** Begin Task data **

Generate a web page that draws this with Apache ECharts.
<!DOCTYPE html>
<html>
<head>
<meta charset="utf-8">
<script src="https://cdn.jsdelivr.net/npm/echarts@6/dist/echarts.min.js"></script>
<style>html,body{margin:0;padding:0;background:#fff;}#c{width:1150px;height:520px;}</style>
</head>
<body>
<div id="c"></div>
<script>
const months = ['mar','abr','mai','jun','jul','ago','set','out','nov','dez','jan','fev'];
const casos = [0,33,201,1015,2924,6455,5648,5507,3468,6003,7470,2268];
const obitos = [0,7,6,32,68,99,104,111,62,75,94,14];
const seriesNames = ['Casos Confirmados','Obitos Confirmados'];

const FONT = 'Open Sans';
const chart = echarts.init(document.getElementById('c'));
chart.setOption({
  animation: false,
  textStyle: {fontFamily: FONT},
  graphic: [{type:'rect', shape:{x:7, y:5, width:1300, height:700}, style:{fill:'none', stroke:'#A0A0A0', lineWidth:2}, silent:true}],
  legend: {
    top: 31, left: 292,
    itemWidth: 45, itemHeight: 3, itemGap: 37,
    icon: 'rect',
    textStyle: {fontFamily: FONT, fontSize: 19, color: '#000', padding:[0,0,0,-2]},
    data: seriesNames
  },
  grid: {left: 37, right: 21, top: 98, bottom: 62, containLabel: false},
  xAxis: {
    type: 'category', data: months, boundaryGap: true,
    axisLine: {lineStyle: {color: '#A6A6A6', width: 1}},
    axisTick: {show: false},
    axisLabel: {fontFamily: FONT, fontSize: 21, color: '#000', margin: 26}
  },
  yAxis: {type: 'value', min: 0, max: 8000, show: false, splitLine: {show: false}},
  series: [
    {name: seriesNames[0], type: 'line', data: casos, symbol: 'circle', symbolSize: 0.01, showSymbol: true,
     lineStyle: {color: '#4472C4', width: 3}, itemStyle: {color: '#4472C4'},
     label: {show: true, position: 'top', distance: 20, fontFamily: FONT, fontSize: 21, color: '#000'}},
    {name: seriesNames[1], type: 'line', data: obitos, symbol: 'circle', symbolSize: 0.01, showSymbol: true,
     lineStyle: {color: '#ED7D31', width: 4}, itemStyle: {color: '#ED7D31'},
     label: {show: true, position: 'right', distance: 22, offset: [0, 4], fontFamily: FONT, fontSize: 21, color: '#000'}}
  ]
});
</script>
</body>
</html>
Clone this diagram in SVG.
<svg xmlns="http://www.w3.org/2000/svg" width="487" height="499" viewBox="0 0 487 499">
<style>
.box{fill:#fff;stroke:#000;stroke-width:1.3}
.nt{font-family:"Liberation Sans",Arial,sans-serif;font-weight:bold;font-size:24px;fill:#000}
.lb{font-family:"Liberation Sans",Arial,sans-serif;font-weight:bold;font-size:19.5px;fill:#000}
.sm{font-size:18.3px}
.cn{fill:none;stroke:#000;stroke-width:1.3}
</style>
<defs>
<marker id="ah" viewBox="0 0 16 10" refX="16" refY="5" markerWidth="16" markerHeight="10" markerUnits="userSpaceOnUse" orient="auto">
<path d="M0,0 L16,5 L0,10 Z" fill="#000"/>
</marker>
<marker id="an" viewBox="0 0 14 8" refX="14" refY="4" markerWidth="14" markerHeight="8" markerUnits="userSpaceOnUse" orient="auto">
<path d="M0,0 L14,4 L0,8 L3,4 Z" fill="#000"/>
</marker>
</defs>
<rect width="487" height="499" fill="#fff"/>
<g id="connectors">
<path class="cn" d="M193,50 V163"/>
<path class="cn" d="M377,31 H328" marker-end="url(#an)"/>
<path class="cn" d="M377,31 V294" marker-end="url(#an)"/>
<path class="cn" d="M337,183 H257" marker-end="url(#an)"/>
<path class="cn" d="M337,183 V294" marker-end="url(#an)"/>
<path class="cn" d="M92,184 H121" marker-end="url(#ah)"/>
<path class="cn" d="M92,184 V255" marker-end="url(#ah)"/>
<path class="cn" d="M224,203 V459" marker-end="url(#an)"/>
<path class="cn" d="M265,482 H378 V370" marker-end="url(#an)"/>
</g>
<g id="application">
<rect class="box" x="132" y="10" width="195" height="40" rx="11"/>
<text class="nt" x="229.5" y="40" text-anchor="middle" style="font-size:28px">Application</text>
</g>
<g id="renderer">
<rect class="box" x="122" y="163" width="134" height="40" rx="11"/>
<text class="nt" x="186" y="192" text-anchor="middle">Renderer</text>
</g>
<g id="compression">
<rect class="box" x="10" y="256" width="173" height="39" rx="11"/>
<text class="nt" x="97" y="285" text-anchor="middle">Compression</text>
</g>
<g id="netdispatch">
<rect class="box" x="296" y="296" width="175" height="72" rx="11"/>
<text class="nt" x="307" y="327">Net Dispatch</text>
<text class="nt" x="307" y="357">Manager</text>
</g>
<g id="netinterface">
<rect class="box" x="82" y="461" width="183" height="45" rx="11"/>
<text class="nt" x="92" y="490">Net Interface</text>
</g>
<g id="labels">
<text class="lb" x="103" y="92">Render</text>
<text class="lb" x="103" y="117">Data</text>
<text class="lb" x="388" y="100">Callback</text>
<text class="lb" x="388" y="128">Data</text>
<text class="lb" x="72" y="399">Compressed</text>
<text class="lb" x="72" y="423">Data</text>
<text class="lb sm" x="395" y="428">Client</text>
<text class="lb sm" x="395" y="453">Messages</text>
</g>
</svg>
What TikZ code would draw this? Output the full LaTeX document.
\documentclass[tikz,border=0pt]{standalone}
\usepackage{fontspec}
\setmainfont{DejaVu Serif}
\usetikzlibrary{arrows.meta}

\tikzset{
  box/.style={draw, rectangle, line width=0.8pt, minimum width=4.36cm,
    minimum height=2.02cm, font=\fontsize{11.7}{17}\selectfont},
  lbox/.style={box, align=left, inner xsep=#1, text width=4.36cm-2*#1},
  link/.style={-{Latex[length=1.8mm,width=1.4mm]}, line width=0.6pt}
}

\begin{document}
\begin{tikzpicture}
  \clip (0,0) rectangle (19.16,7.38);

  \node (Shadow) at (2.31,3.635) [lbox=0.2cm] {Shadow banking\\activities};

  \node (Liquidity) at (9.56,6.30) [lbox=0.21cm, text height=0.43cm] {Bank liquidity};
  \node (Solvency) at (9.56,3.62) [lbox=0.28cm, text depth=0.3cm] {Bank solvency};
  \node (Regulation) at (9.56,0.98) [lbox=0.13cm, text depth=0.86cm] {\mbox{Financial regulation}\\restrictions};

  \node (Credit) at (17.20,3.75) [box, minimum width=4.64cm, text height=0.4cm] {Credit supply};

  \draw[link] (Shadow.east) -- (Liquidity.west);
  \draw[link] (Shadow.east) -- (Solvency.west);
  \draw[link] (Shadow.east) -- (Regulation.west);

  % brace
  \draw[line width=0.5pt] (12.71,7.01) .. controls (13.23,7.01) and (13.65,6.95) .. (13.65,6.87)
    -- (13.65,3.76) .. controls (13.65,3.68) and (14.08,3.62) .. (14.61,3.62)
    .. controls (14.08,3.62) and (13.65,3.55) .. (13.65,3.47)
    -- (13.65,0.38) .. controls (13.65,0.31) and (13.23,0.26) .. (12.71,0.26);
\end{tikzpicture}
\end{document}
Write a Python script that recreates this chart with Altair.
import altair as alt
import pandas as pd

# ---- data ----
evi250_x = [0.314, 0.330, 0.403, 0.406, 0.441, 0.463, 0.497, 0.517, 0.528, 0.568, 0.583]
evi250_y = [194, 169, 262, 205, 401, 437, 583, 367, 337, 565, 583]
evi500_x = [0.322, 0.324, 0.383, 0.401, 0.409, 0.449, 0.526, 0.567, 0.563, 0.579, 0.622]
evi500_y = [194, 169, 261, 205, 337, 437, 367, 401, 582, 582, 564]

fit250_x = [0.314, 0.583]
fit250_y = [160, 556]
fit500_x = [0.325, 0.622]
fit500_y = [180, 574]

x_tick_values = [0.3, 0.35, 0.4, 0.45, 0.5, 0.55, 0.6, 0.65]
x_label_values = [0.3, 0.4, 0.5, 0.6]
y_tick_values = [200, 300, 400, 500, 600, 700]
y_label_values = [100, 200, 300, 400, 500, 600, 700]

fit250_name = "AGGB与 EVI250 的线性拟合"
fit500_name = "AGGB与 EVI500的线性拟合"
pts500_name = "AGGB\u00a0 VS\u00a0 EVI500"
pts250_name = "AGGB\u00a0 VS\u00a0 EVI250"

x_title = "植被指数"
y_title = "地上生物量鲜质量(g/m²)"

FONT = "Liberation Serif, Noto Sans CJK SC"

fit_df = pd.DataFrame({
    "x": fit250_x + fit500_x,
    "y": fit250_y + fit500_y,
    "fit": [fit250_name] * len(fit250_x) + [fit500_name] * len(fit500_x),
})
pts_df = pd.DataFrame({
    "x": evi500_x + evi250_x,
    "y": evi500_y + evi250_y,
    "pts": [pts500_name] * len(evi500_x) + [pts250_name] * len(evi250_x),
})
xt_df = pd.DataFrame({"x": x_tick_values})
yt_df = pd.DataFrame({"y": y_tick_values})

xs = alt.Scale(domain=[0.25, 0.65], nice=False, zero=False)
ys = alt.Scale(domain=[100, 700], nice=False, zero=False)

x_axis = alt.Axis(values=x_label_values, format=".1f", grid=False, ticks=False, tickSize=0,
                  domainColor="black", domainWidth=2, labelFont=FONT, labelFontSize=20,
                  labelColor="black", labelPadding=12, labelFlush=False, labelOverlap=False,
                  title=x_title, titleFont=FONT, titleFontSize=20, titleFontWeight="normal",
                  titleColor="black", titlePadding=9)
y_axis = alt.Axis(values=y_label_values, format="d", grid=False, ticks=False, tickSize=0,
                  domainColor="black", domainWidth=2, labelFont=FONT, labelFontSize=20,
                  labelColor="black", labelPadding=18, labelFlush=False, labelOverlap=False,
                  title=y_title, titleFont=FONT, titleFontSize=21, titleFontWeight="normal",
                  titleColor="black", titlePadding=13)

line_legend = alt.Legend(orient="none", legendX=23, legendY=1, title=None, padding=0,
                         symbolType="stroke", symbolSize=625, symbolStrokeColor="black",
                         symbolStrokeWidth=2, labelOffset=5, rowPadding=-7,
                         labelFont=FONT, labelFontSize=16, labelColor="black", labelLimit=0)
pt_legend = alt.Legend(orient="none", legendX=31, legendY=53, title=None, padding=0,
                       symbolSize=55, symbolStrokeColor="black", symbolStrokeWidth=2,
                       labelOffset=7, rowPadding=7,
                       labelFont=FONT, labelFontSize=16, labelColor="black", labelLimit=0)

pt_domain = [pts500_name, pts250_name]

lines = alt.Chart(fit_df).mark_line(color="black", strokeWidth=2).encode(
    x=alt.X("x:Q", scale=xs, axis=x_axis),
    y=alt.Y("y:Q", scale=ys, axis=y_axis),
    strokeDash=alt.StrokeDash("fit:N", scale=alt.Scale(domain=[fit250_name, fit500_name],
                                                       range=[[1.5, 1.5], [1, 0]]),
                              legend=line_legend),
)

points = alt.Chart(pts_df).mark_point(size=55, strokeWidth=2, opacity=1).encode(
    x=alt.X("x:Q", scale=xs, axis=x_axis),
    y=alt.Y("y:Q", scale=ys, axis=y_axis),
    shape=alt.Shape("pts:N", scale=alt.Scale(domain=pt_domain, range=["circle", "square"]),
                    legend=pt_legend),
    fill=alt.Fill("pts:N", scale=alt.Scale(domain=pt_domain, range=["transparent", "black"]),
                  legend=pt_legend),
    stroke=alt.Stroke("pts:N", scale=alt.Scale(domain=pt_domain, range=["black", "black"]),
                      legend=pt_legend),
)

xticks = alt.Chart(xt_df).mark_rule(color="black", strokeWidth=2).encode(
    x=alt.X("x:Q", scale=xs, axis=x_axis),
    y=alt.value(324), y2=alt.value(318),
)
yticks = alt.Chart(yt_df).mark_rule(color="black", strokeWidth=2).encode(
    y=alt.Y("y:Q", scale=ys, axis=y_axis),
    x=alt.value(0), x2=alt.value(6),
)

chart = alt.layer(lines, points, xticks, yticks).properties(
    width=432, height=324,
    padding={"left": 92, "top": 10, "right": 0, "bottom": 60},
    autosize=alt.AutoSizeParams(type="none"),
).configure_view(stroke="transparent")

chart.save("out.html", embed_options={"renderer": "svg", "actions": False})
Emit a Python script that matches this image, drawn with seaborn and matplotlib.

** End Task data **

*Your objective*:
Across the material above, how many lines include the string "with"? Only the number is wanted.

*Solution below*:
3